Bientôt la montée devient plus ardue ; nous nous élevons bien au-dessus des torrens que nous suivions tout à l’heure, et après un rude coup de collier nous arrivons au Wagi-Togé. Favorisé par un beau temps comme nous l’étions, le voyageur jouit d’un spectacle magnifique. Au sud se dressent les cimes enchevêtrées des montagnes qui servent de réservoir à tous les tributaires de la baie de Yeddo. L’œil cherche vainement à s’orienter dans ce labyrinthe, et celui-là même qui vient d’en sortir se demande comment il a été possible d’y trouver un passage. Au nord s’étend le plateau qui sert de base à l’Asamayama, entouré d’un cercle de montagnes presque régulier. Enfin au centre de ce vaste panorama la masse imposante du volcan se détache sur un ciel bleu, vers lequel il envoie sa fumée en flocons blancs bientôt condensés en nuages.

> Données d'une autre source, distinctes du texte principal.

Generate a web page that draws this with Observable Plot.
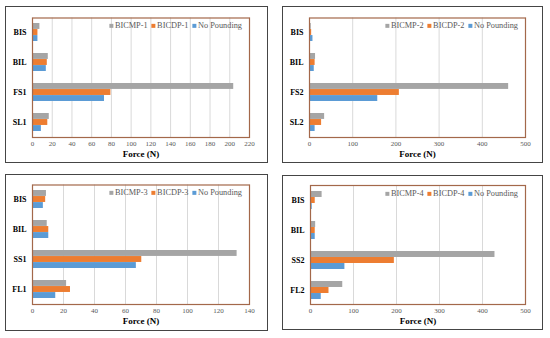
<!DOCTYPE html>
<html><head><meta charset="utf-8">
<script src="https://cdn.jsdelivr.net/npm/d3@7"></script>
<script src="https://cdn.jsdelivr.net/npm/@observablehq/plot@0.6"></script>
<style>
body{margin:0;background:#fff;}
#chart{position:relative;width:550px;height:338px;overflow:hidden;font-family:"Liberation Serif","Times New Roman",Times,serif;background:#fff;}
.box{position:absolute;border:1.5px solid #454545;box-sizing:border-box;pointer-events:none;}
.plot{position:absolute;}
.plot svg{overflow:visible;}
.plot svg text{font-family:"Liberation Serif","Times New Roman",Times,serif;}
.legend{position:absolute;display:flex;gap:4px;font-size:8.3px;color:#595959;white-space:nowrap;align-items:center;transform:translate(-100%,-50%);line-height:1;font-family:"Liberation Serif","Times New Roman",Times,serif;}
.sw{display:inline-block;width:4px;height:4px;margin-right:1.5px;}
</style></head><body><div id="chart"></div>
<script>
// ---- data ----
const seriesColors = ["#a5a5a5", "#ed7d31", "#5b9bd5"];

const cats1 = ["BIS", "BIL", "FS1", "SL1"];
const bicmp1 = [7.5, 16, 204, 17];
const bicdp1 = [5.5, 15, 79.5, 15.5];
const noPound1 = [5.5, 14, 73, 9];
const ticks1 = [0, 20, 40, 60, 80, 100, 120, 140, 160, 180, 200, 220];

const cats2 = ["BIS", "BIL", "FS2", "SL2"];
const bicmp2 = [4, 14, 461, 35];
const bicdp2 = [5, 13, 208, 28];
const noPound2 = [8, 11, 158, 13];
const ticks2 = [0, 100, 200, 300, 400, 500];

const cats3 = ["BIS", "BIL", "SS1", "FL1"];
const bicmp3 = [9, 9.5, 132, 22];
const bicdp3 = [8.5, 10.5, 70.5, 24.5];
const noPound3 = [7, 10.5, 67, 15];
const ticks3 = [0, 20, 40, 60, 80, 100, 120, 140];

const cats4 = ["BIS", "BIL", "SS2", "FL2"];
const bicmp4 = [27, 12, 429, 75];
const bicdp4 = [11, 11, 195, 43];
const noPound4 = [4, 11, 80, 25];
const ticks4 = [0, 100, 200, 300, 400, 500];

const axisTitle = "Force (N)";

// ---- layout (outer box: x,y,w,h ; inner plot area: x1,y1,x2,y2) ----
const panels = [
  {outer:[5,6,263,157], inner:[32,17.5,249,137], cats:cats1, ticks:ticks1,
   series:[{name:"BICMP-1", values:bicmp1},{name:"BICDP-1", values:bicdp1},{name:"No Pounding", values:noPound1}]},
  {outer:[282,6,261,157], inner:[309,17.5,525,137], cats:cats2, ticks:ticks2,
   series:[{name:"BICMP-2", values:bicmp2},{name:"BICDP-2", values:bicdp2},{name:"No Pounding", values:noPound2}]},
  {outer:[5,174,263,157], inner:[32,184.5,249,304], cats:cats3, ticks:ticks3,
   series:[{name:"BICMP-3", values:bicmp3},{name:"BICDP-3", values:bicdp3},{name:"No Pounding", values:noPound3}]},
  {outer:[282,175,261,155], inner:[310,185,525,304], cats:cats4, ticks:ticks4,
   series:[{name:"BICMP-4", values:bicmp4},{name:"BICDP-4", values:bicdp4},{name:"No Pounding", values:noPound4}]}
];

const chart = document.getElementById("chart");
const serif = "'Liberation Serif', 'Times New Roman', Times, serif";

panels.forEach(p => {
  const [ox, oy, ow, oh] = p.outer;
  const [ix1, iy1, ix2, iy2] = p.inner;
  const ml = ix1 - ox, mt = iy1 - oy, mr = ox + ow - ix2, mb = oy + oh - iy2;
  const pI = 0.4, pO = 0.18;
  const step = (iy2 - iy1) / (p.cats.length - pI + 2 * pO);
  const bw = step * (1 - pI) / 3;
  const names = p.series.map(s => s.name);
  const rows = [];
  p.series.forEach((s, i) => p.cats.forEach((c, j) => rows.push({cat: c, series: s.name, value: s.values[j], idx: i})));

  const svg = Plot.plot({
    width: ow, height: oh,
    marginLeft: ml, marginRight: mr, marginTop: mt, marginBottom: mb,
    style: {fontFamily: serif, background: "transparent"},
    x: {domain: [0, p.ticks[p.ticks.length - 1]]},
    y: {domain: p.cats, paddingInner: pI, paddingOuter: pO},
    color: {domain: names, range: seriesColors},
    marks: [
      Plot.gridX(p.ticks, {stroke: "#d9d9d9", strokeOpacity: 1, strokeWidth: 1}),
      ...p.series.map((s, i) => Plot.barX(rows.filter(r => r.idx === i), {
        x: "value", y: "cat", fill: "series",
        insetTop: i * bw, insetBottom: (2 - i) * bw
      })),
      Plot.frame({stroke: "#a3684a", strokeWidth: 1.2}),
      Plot.axisX({ticks: p.ticks, tickSize: 0, tickPadding: 4, fontSize: 7, fill: "#595959", label: null}),
      Plot.axisY({tickSize: 0, tickPadding: 6, fontSize: 8, fontWeight: "bold", fill: "#000", label: null}),
      Plot.text([axisTitle], {frameAnchor: "bottom", dy: 19.5, text: d => d, fontWeight: "bold", fontSize: 9, fill: "#000"})
    ]
  });
  const wrap = document.createElement("div");
  wrap.className = "plot";
  wrap.style.left = ox + "px"; wrap.style.top = oy + "px";
  wrap.appendChild(svg);
  chart.appendChild(wrap);

  const box = document.createElement("div");
  box.className = "box";
  box.style.left = ox + "px"; box.style.top = oy + "px";
  box.style.width = ow + "px"; box.style.height = oh + "px";
  chart.appendChild(box);

  const leg = document.createElement("div");
  leg.className = "legend";
  leg.style.left = (ix2 - 7) + "px";
  leg.style.top = (iy1 + 8.5) + "px";
  p.series.forEach((s, i) => {
    const item = document.createElement("span");
    item.style.display = "inline-flex"; item.style.alignItems = "center";
    const sw = document.createElement("span");
    sw.className = "sw"; sw.style.background = seriesColors[i];
    item.appendChild(sw);
    item.appendChild(document.createTextNode(s.name));
    leg.appendChild(item);
  });
  chart.appendChild(leg);
});
</script>
</body></html>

Jusqu’à Oïvaké, nous descendons une pente presque insensible qui nous conduit au pied même de l’Asamayama, à travers un plateau sans culture, où rien ne rappelle ces belles vaches, ces troupeaux de moutons qui animent notre campagne française. Oïvaké est un assez pauvre village ; nous y dînons gaîment. On se couche sans moustiquaire sur la foi des traités ; mais les habitans se sont vantés en se déclarant exempts du fléau, et il faut, au milieu de la nuit, allumer des herbes dans les chambres pour assoupir nos cruels ennemis.

Le 5, à cinq heures et demie, nous nous mîmes en route à cheval pour faire l’ascension du volcan. Nous étions précédés d’un guide et suivis de plusieurs ninsogos portant les provisions du déjeuner que nous comptions manger au sommet, un hypsomètre et des vêtemens de rechange, car on nous avait annoncé qu’il y avait de la neige. J’avais oublié de remettre ma gourde aux porteurs ; la trouvant sous ma main, je la passai machinalement à mon cou ; elle allait bientôt jouer un rôle mémorable. Au bout d’une demi-heure de route, le soleil se leva au-dessus des hauteurs circulaires que nous avions embrassées la veille du regard : le disque brilla quelques instans, puis s’éclipsa dans les vapeurs du matin qu’il faisait surgir. De temps en temps, une rafale, secouant le voile étendu sur nos têtes, nous montrait la cime que nous gravissions et son panache de fumée. Au bout d’une heure de marche pénible à travers des herbes sèches et des conifères rabougris, nous arrivâmes à un étang ferrugineux dont les eaux, rouge d’ocre, étaient habitées par des nageurs des deux sexes. Ils accomplissaient une dévotion, ayant pour objet de demander de la pluie au génie de la montagne.